I have an interrogation about the lost update transaction isolation issue.
Here is the corresponding figure:
And to quote the text accompanying the figure:
A lost update occurs if two transactions both update a data item and then the second transaction aborts, causing both changes to be lost. This occurs in systems that don’t implement concurrency control, where concurrent transactions aren’t isolated.
My interrogation relates to the above figure: why is the Tx A's change lost considering the fact that the commit of Tx A occurs before the rollback of Tx B? (The numbers indicate the order of events).
Can someone please explain?
P.S. I am quoting the Java Persistence with Hibernate Second Edition book published by Manning. (See: https://www.manning.com/books/java-persistence-with-hibernate-second-edition)
Edit: The text I quoted above together with the figure are meant to demonstrate the lost update issue. So it assumes the database has little to no isolation, hence the lost update. What I fail to understand is the order of the operations on the figure.. In other words, if the commit occurs before the rollback, then where is the problem? The rollback should not be taken into account...
The answer depends on implementation of transaction logging system of each database. There are different types of such system and if you want to go deeper in the subject, you need to elaborate these things first.
Also, the answer depends on what transaction isolation level has been taken. Again, it depends not only on particular database, but on particular instructions that were used to update database. Some databases allow to set any isolation level, even if it can make data inconsistent in case of concurrent update or rollback.
So, as you didn't provide any details on particular implementation, I can guess that your abstract database uses snapshot isolation. That means, that before any data modification, of a row, or range of rows or whole table, a copy of that data was made. The copy is initial state of modifying data.
Normally a transaction cannot be started before another transaction has not been finished, that requirement is achieved by locks. But in your example that happened and one transaction successfully modified data and another transaction rolled back.
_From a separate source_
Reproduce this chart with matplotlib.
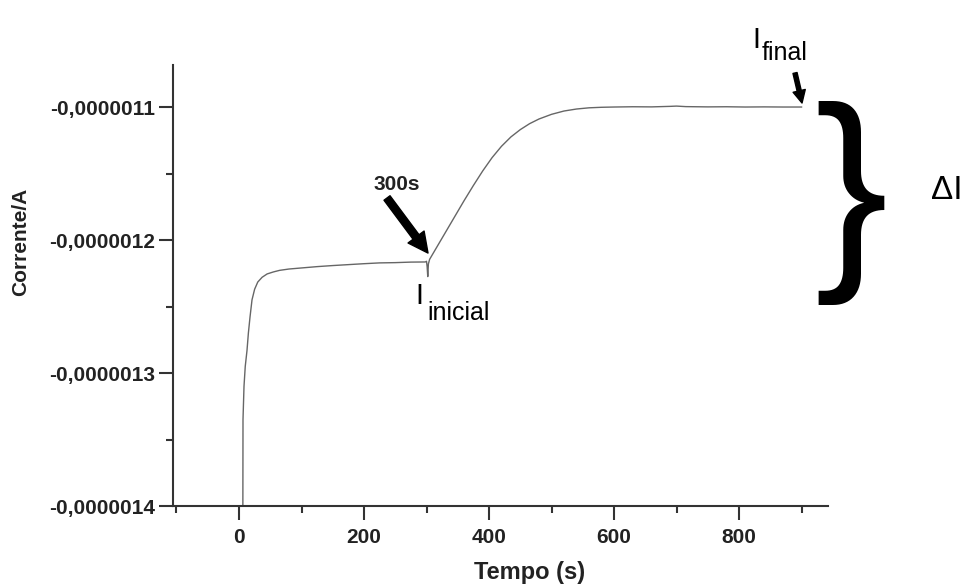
import matplotlib
matplotlib.use('Agg')
import matplotlib.pyplot as plt
from matplotlib.ticker import MultipleLocator, FuncFormatter

plt.rcParams['font.family'] = ['Liberation Sans', 'DejaVu Sans']

# chronoamperometry trace (time in s, current in A)
tempo = [6.0, 6.4, 8, 10, 12.8, 15, 17.6, 20.8, 25, 30, 37, 45, 55, 65, 80, 100,
         125, 150, 175, 200, 225, 250, 275, 298, 300, 301, 302, 303, 305, 315,
         330, 345, 360, 375, 390, 405, 420, 435, 450, 465, 480, 500, 520, 540,
         560, 580, 600, 630, 660, 690, 700, 715, 750, 780, 810, 840, 870, 900]
corrente_uA = [-1.45, -1.335, -1.31, -1.295, -1.283, -1.27, -1.258, -1.245, -1.237,
               -1.2316, -1.228, -1.2255, -1.224, -1.2228, -1.2218, -1.221, -1.22,
               -1.2192, -1.2185, -1.2178, -1.2172, -1.217, -1.2166, -1.2165, -1.216,
               -1.22, -1.2275, -1.218, -1.2145, -1.2065, -1.1945, -1.1825, -1.1705,
               -1.159, -1.148, -1.138, -1.1295, -1.1225, -1.117, -1.1125, -1.109,
               -1.1055, -1.103, -1.1015, -1.1006, -1.1002, -1.1, -1.0998, -1.0999,
               -1.0995, -1.0993, -1.0997, -1.0999, -1.0998, -1.1, -1.0999, -1.1, -1.1]
corrente = [v * 1e-6 for v in corrente_uA]

fig = plt.figure(figsize=(9.73, 5.85), dpi=100)
ax = fig.add_axes([0.1778, 0.135, 0.6732, 0.7539])

ax.plot(tempo, corrente, color='#666666', lw=1.0)

ax.set_xlim(-105.6, 942.4)
ax.set_ylim(-1.4e-6, -1.0684e-6)

for s in ['top', 'right']:
    ax.spines[s].set_visible(False)
for s in ['left', 'bottom']:
    ax.spines[s].set_color('#333333')
    ax.spines[s].set_linewidth(1.5)

ax.xaxis.set_major_locator(MultipleLocator(200))
ax.xaxis.set_minor_locator(MultipleLocator(100))
ax.yaxis.set_major_locator(MultipleLocator(1e-7))
ax.yaxis.set_minor_locator(MultipleLocator(5e-8))
ax.yaxis.set_major_formatter(FuncFormatter(lambda v, p: f'{v:.7f}'.replace('.', ',')))
ax.tick_params(which='major', direction='out', length=10, width=1.5, color='#333333',
               labelsize=15)
ax.tick_params(axis='y', which='major', pad=3)
ax.tick_params(axis='x', which='major', pad=6)
ax.tick_params(which='minor', direction='out', length=5, width=1.5, color='#333333')
for lab in ax.get_xticklabels() + ax.get_yticklabels():
    lab.set_fontweight('bold')
    lab.set_color('#222222')

ax.set_xlabel('Tempo (s)', fontsize=17, fontweight='bold', color='#222222')
ax.set_ylabel('Corrente/A', fontsize=15, fontweight='bold', color='#222222')
ax.xaxis.set_label_coords(0.545, -0.125)
ax.yaxis.set_label_coords(-0.218, 0.6)

# annotations
ax.text(252.8, -1.1586e-6, '300s', fontsize=15, fontweight='bold', color='#222222',
        ha='center', va='center')
ax.annotate('', xy=(302.4, -1.2098e-6), xytext=(236.8, -1.1684e-6),
            arrowprops=dict(arrowstyle='simple,head_width=0.8,head_length=0.8,tail_width=0.3',
                            color='black', mutation_scale=18, shrinkA=0, shrinkB=0))
ax.text(281.6, -1.2481e-6, 'I', fontsize=21, ha='left', va='baseline')
ax.text(300.8, -1.2601e-6, 'inicial', fontsize=18, ha='left', va='baseline')

ax.text(820.8, -1.0556e-6, 'I', fontsize=21, ha='left', va='baseline')
ax.text(836.8, -1.0647e-6, 'final', fontsize=18, ha='left', va='baseline')
ax.annotate('', xy=(900.8, -1.097e-6), xytext=(889.6, -1.0744e-6), annotation_clip=False,
            arrowprops=dict(arrowstyle='simple,head_width=0.9,head_length=0.9,tail_width=0.3',
                            color='black', mutation_scale=10, shrinkA=0, shrinkB=0))

fig.text(0.8746, 0.653, '}', fontsize=158, ha='center', va='center')
fig.text(0.9733, 0.675, 'ΔI', fontsize=24, ha='center', va='center')

fig.savefig('out.png', dpi=100)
Any transaction that cannot be committed should return incompletely modified data to initial state. For transaction B that state doesn't have transaction A changes, because isolation level is snapshot. Some databases work differently, by the way, and do not make any snapshots of initial state before modification, but save only changes in transactional log and then apply them when transaction considered committed.
So, the answer is: because initial state of transaction B didn't have transaction A changes. And that in some way is correct: rollback should always get data back to the state when transaction started.
UPDATE:
How it would look like if we would implement depicted situation in abstract programming language?
function Update(rowNumber, data){
initialState = getRowInitialState(rowNumber); // ------- 1
operationResult = updateRow(rowNumber, data);
if (operationResult == success)
commit(rowNumber); // ---------- 3
else
rollback(rowNumber, initialState)
}
function Delete(rowNumber){
initialState = getRowInitialState(rowNumber); // ---------- 2
operationResult = deleteRow(rowNumber); // <--- cause some problems
if (operationResult == success)
commit(rowNumber);
else
rollback(rowNumber, initialState) // -------- 4
}
Update(13, "aaaa");
Delete(13);
As you can see, rollback on Delete operation will reset data to initial state. Implying that there are no transaction log. Normally data wouldn't be really changed. Instead of that, in transaction log would be written information that some operation should be performed and some data should be changed. In this case, rollback really doesn't discard result of Update operation. Because the only thing it has to do is to remove record from transaction log. And if operation has succeeded, the changes from transaction log are applied to real data. But it looks like your abstract database does not have such mechanism. Or it illustrates access to transactionless database, which could be one of NoSQL databases. In this case there is no such log and synchronization should be performed on the client side.